WHAT TO WORK ON: Print the material below exactly as it stands, please, from its first line to the line holding "[50,66.2],[52,64.3],[54.7,62.4],[56.8,61],[58,60.6]];", with no pictures.

DATASET SECTION:
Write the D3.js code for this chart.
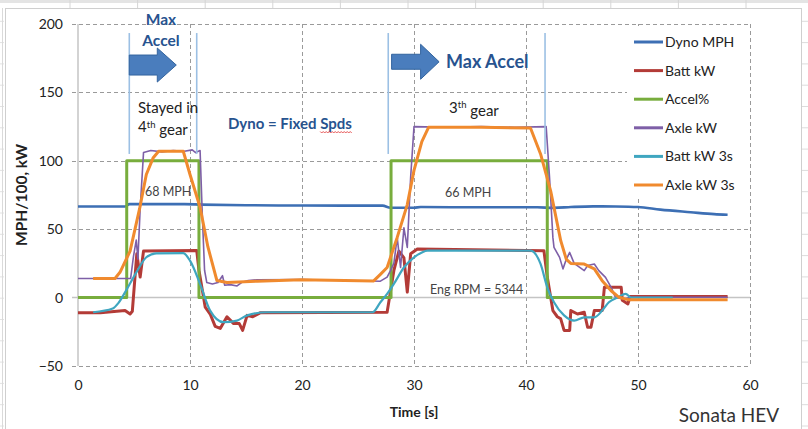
<!DOCTYPE html>
<html>
<head>
<meta charset="utf-8">
<script src="https://cdn.jsdelivr.net/npm/d3@7"></script>
<style>

html, body {
  margin: 0;
  padding: 0;
  overflow: hidden;
  background: #fff;
}

text {
  font-family: Lato, "Open Sans", sans-serif;
}

</style>
</head>
<body>
<script>

// axis ticks
var xTicks = [0, 10, 20, 30, 40, 50, 60],
    yTicks = [-50, 0, 50, 100, 150, 200];

var names  = ['Dyno MPH', 'Batt kW', 'Accel%', 'Axle kW', 'Batt kW 3s', 'Axle kW 3s'];

// [time s, value]
var dynoMph = [[0,66.6],[4.2,66.6],[4.6,68.3],[9.5,68.3],[11,68],[15,67.5],[20,67.3],[27.2,67.2],
  [27.9,65.7],[30,65.7],[30.6,66.2],[36,66],[41,66],[42.5,65.6],[44,66.2],[46,66.7],[48,66.6],
  [50,66.2],[52,64.3],[54.7,62.4],[56.8,61],[58,60.6]];

var battKw = [[0,-11],[2,-11],[4.2,-9.5],[4.65,-12],[4.85,-10],[5.25,32],[5.55,15],[5.85,34],
  [10.6,34.5],[10.8,20],[11.36,-7],[11.8,-12],[12.25,-21],[12.7,-22.5],[13.3,-14],[13.9,-19],
  [14.4,-19],[14.7,-24],[15.1,-13],[15.6,-14],[16.3,-11],[27.6,-10.7],[28.2,19.7],[28.65,34],
  [29.1,29],[29.4,4],[29.7,32],[30.3,35.5],[41.6,34.3],[41.9,15],[42.4,-9.5],[42.8,-14],
  [43.1,-15.5],[43.4,-24],[43.9,-24],[44.0,-9.5],[44.6,-12],[45.2,-10.7],[45.5,-21.7],
  [45.8,-21.7],[46.1,-9.5],[46.8,-9.5],[47,7.5],[48.5,7.5],[48.6,-2],[49.1,-4.6],[49.3,0.8],[58,0.8]];

var accelPct = [[0,0],[4.35,0],[4.35,100],[10.8,100],[10.8,0],[27.95,0],[27.95,100],
  [41.9,100],[41.9,0],[47.7,0]];

var axleKw = [[0,14],[4.7,14],[4.95,30],[5.2,42],[5.35,28],[5.55,65],[5.85,106],[6.5,107.5],
  [7.5,106.5],[8.5,107.5],[9.5,107],[10.2,108],[10.5,106],[10.9,107.5],[11.1,60],[11.3,20],
  [11.5,11],[12,10],[12.5,11],[12.9,16],[13.1,9],[13.6,9.5],[14.2,8.5],[14.6,11],[15.2,12.5],
  [16,13],[20,13.2],[27,12],[27.6,15],[27.9,19.7],[28.2,25],[28.5,44],[28.8,22],[29.1,51],
  [29.4,36.7],[29.7,88],[30,125],[33,124.5],[36,125],[39,124.5],[41.8,125],[42.1,88],[42.4,44],
  [42.5,36.7],[43,29.4],[43.3,21],[43.6,28],[43.9,33],[44.3,25],[45.2,19.7],[45.5,23.4],
  [46.1,24.6],[46.5,19.7],[47.1,14.8],[47.6,7.5],[48,0],[48.8,-1],[49.3,0.3],[58,0.3]];

var battKw3s = [[1.35,-10.7],[3.1,-8],[3.6,-4],[4.35,6],[5.25,19],[6.1,29.5],[7,32.4],[9.4,32.5],
  [10,27],[10.9,10],[11.8,-9.5],[13,-18],[14.2,-16.8],[15.1,-13],[16.9,-10.7],[26.3,-10.7],
  [27,-3.4],[27.6,2.7],[28.2,10],[29.1,22],[30,29.4],[30.7,33],[31.2,34.3],[40.4,34.3],
  [41.3,24.6],[41.9,7.5],[42.5,-3.4],[43.4,-13],[44.3,-16.8],[45.2,-14.4],[46.1,-14.4],
  [46.8,-9.5],[47.4,-3.4],[48.2,0.2],[48.9,2.7],[49.4,0],[53.1,0]];

var axleKw3s = [[1.35,14],[3.3,14],[3.75,18.5],[4.65,34],[5.5,65],[6.1,90],[6.7,102],[7.2,107],
  [9.4,107],[10,90],[10.9,66],[11.6,37],[12.4,12.5],[13.3,11],[16,12],[19.9,13],[26.4,12.2],
  [27,17],[27.6,22],[28.5,44],[29.4,68],[30,93],[30.7,114],[31.3,124.5],[36,124.5],[40.4,124],
  [41.3,105],[42.2,78],[43.1,41.6],[43.6,28],[44,25],[45.2,24.5],[46.1,21],[46.8,12.4],
  [47.6,5],[48.3,0.2],[49.1,-1.5],[58,-1.5]];

var seriesData = [dynoMph, battKw, accelPct, axleKw, battKw3s, axleKw3s];

var colors = ['#3d6fb4', '#b33b37', '#78ad3d', '#7e5fa7', '#3fa6c0', '#f08a2e'],
    widths = [2.6, 3, 3, 1.6, 2.2, 3];

var w = 808,
    h = 429,
    svg = d3.select('body').append('svg')
      .attr('width', w)
      .attr('height', h);

var x = d3.scaleLinear().domain([0, 60]).range([78, 750]),
    y = d3.scaleLinear().domain([-50, 200]).range([366, 24]);

// spreadsheet behind the chart
var bg = svg.append('g');
bg.append('rect').attr('x', 0).attr('y', 0).attr('width', w).attr('height', 3).attr('fill', '#e4e4e4');
d3.range(70, 808, 67.6).forEach(function(cx){
  bg.append('line').attr('x1', cx).attr('x2', cx).attr('y1', 0).attr('y2', 8)
    .attr('stroke', '#d6d6d6');
});
d3.range(21.3, 429, 21.3).forEach(function(cy){
  bg.append('line').attr('x1', 802).attr('x2', 808).attr('y1', cy).attr('y2', cy)
    .attr('stroke', '#dcdcdc');
  bg.append('line').attr('x1', 0).attr('x2', 4).attr('y1', cy).attr('y2', cy)
    .attr('stroke', '#e2e2e2');
});
bg.append('line').attr('x1', 2.5).attr('x2', 2.5).attr('y1', 8).attr('y2', h).attr('stroke', '#dadada');

// chart frame
svg.append('rect')
  .attr('x', 5.5).attr('y', 8.5)
  .attr('width', 796).attr('height', 430)
  .attr('fill', '#fff')
  .attr('stroke', '#cfcfcf');

// gridlines
var grid = svg.append('g');
grid.selectAll('line.h')
  .data(yTicks.filter(function(d){ return d !== 0; }))
  .enter().append('line')
  .attr('x1', x(0) - 6).attr('x2', x(60))
  .attr('y1', function(d){ return Math.round(y(d)) + 0.5; })
  .attr('y2', function(d){ return Math.round(y(d)) + 0.5; })
  .attr('stroke', '#9a9a9a')
  .attr('stroke-dasharray', '4,3');

grid.selectAll('line.v')
  .data(xTicks.filter(function(d){ return d !== 0; }))
  .enter().append('line')
  .attr('x1', function(d){ return Math.round(x(d)) + 0.5; })
  .attr('x2', function(d){ return Math.round(x(d)) + 0.5; })
  .attr('y1', y(200)).attr('y2', y(-50))
  .attr('stroke', '#9a9a9a')
  .attr('stroke-dasharray', '4,3');

// legend box hides the grid behind it
svg.append('rect')
  .attr('x', 627).attr('y', 26)
  .attr('width', 121).attr('height', 170)
  .attr('fill', '#fff');

// zero line and value axis line
svg.append('line')
  .attr('x1', x(0) - 6).attr('x2', x(60))
  .attr('y1', y(0)).attr('y2', y(0))
  .attr('stroke', '#c4c4c4').attr('stroke-width', 1.5);
svg.append('line')
  .attr('x1', x(0)).attr('x2', x(0))
  .attr('y1', y(200)).attr('y2', y(-50))
  .attr('stroke', '#c4c4c4').attr('stroke-width', 1.5);

// tick labels through d3 axes
var yAxis = svg.append('g')
  .attr('transform', 'translate(' + x(0) + ',0)')
  .call(d3.axisLeft(y).tickValues(yTicks).tickSize(0).tickPadding(15));
var xAxis = svg.append('g')
  .attr('transform', 'translate(0,' + y(-50) + ')')
  .call(d3.axisBottom(x).tickValues(xTicks).tickSize(0).tickPadding(14));
[yAxis, xAxis].forEach(function(a){
  a.select('.domain').remove();
  a.selectAll('text')
    .attr('font-family', 'Lato, sans-serif')
    .attr('font-size', 14)
    .attr('fill', '#222');
});

// axis titles
svg.append('text')
  .attr('transform', 'translate(27,' + ((y(200) + y(-50)) / 2) + ') rotate(-90)')
  .attr('text-anchor', 'middle')
  .attr('font-size', 15.5)
  .attr('font-weight', 'bold')
  .attr('fill', '#222')
  .text('MPH/100, kW');

svg.append('text')
  .attr('x', 414).attr('y', 417)
  .attr('text-anchor', 'middle')
  .attr('font-size', 14)
  .attr('font-weight', 'bold')
  .attr('fill', '#222')
  .text('Time [s]');

svg.append('text')
  .attr('x', 729).attr('y', 422)
  .attr('text-anchor', 'middle')
  .attr('font-size', 19)
  .attr('fill', '#333')
  .text('Sonata HEV');

// series
var line = d3.line()
  .x(function(d){ return x(d[0]); })
  .y(function(d){ return y(d[1]); });

var smooth = d3.line()
  .curve(d3.curveMonotoneX)
  .x(function(d){ return x(d[0]); })
  .y(function(d){ return y(d[1]); });

seriesData.forEach(function(s, i){
  svg.append('path')
    .datum(s)
    .attr('fill', 'none')
    .attr('stroke', colors[i])
    .attr('stroke-width', widths[i])
    .attr('stroke-linejoin', 'round')
    .attr('d', (i === 0 || i === 4) ? smooth : line);
});

// annotations, positioned in data units
var markers = [4.58, 10.6, 27.7, 41.7];
svg.selectAll('line.mark')
  .data(markers)
  .enter().append('line')
  .attr('x1', function(d){ return x(d); })
  .attr('x2', function(d){ return x(d); })
  .attr('y1', y(193.4)).attr('y2', y(105))
  .attr('stroke', '#9cc0e4')
  .attr('stroke-width', 1.6);

function arrow(t, v, len, headLen, bodyH, headH) {
  var x0 = x(t), y0 = y(v);
  var p = [
    [x0, y0 - bodyH / 2], [x0 + len - headLen, y0 - bodyH / 2], [x0 + len - headLen, y0 - headH / 2],
    [x0 + len, y0], [x0 + len - headLen, y0 + headH / 2], [x0 + len - headLen, y0 + bodyH / 2],
    [x0, y0 + bodyH / 2]
  ];
  svg.append('path')
    .attr('d', 'M' + p.join('L') + 'Z')
    .attr('fill', '#4a7dbd')
    .attr('stroke', '#33649e')
    .attr('stroke-width', 1);
}
arrow(4.58, 170, 47, 19, 20, 34);
arrow(28.0, 172.4, 47.5, 18.5, 15, 35);

var blue = '#27538f';

function label(t, v, str, opts) {
  opts = opts || {};
  return svg.append('text')
    .attr('x', x(t)).attr('y', y(v))
    .attr('dy', '0.35em')
    .attr('text-anchor', opts.anchor || 'start')
    .attr('font-size', opts.size || 14)
    .attr('font-weight', opts.bold ? 'bold' : 'normal')
    .attr('fill', opts.color || '#222')
    .text(str);
}

label(7.41, 202.9, 'Max', {anchor: 'middle', size: 15.5, bold: true, color: blue});
label(7.41, 187.6, 'Accel', {anchor: 'middle', size: 15.5, bold: true, color: blue});
label(5.36, 138.6, 'Stayed in', {size: 15});

var g4 = label(5.36, 124.7, '4', {size: 15});
g4.append('tspan').attr('font-size', 9.5).attr('dy', '-0.5em').text('th');
g4.append('tspan').attr('dy', '0.5em').text(' gear');

var dyno = label(13.39, 126.9, 'Dyno = Fixed Spds', {size: 15, bold: true, color: blue});

label(32.86, 172.2, 'Max Accel', {size: 18, bold: true, color: blue});

var g3 = label(33.13, 138.6, '3', {size: 15});
g3.append('tspan').attr('font-size', 9.5).attr('dy', '-0.5em').text('th');
g3.append('tspan').attr('dy', '0.5em').text(' gear');

label(5.98, 77.2, '68 MPH', {size: 12.5, color: '#444'});
label(32.77, 76.5, '66 MPH', {size: 12.5, color: '#444'});
label(31.43, 5.6, 'Eng RPM = 5344', {size: 12.5, color: '#444'});

// spell-check squiggle under "Spds"
var dn = dyno.node(),
    sx = dn.getStartPositionOfChar(13).x,
    ex = sx + dn.getSubStringLength(13, 4),
    sy = y(126.9) + 8,
    zig = [];
for (var zx = sx, k = 0; zx <= ex; zx += 1.5, k++) {
  zig.push([zx, sy + (k % 2 ? 1 : -0.5)]);
}
svg.append('path')
  .attr('d', 'M' + zig.join('L'))
  .attr('fill', 'none')
  .attr('stroke', '#e03030')
  .attr('stroke-width', 0.8);

// legend
var leg = svg.append('g');
names.forEach(function(n, i){
  var ly = 42 + i * 28.6;
  leg.append('line')
    .attr('x1', 634).attr('x2', 663)
    .attr('y1', ly).attr('y2', ly)
    .attr('stroke', colors[i])
    .attr('stroke-width', 3);
  leg.append('text')
    .attr('x', 665).attr('y', ly)
    .attr('dy', '0.35em')
    .attr('font-size', 14)
    .attr('fill', '#222')
    .text(n);
});

</script>
</body>
</html>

THE OUTPUT:
Write the D3.js code for this chart.
<!DOCTYPE html>
<html>
<head>
<meta charset="utf-8">
<script src="https://cdn.jsdelivr.net/npm/d3@7"></script>
<style>

html, body {
  margin: 0;
  padding: 0;
  overflow: hidden;
  background: #fff;
}

text {
  font-family: Lato, "Open Sans", sans-serif;
}

</style>
</head>
<body>
<script>

// axis ticks
var xTicks = [0, 10, 20, 30, 40, 50, 60],
    yTicks = [-50, 0, 50, 100, 150, 200];

var names  = ['Dyno MPH', 'Batt kW', 'Accel%', 'Axle kW', 'Batt kW 3s', 'Axle kW 3s'];

// [time s, value]
var dynoMph = [[0,66.6],[4.2,66.6],[4.6,68.3],[9.5,68.3],[11,68],[15,67.5],[20,67.3],[27.2,67.2],
  [27.9,65.7],[30,65.7],[30.6,66.2],[36,66],[41,66],[42.5,65.6],[44,66.2],[46,66.7],[48,66.6],
  [50,66.2],[52,64.3],[54.7,62.4],[56.8,61],[58,60.6]];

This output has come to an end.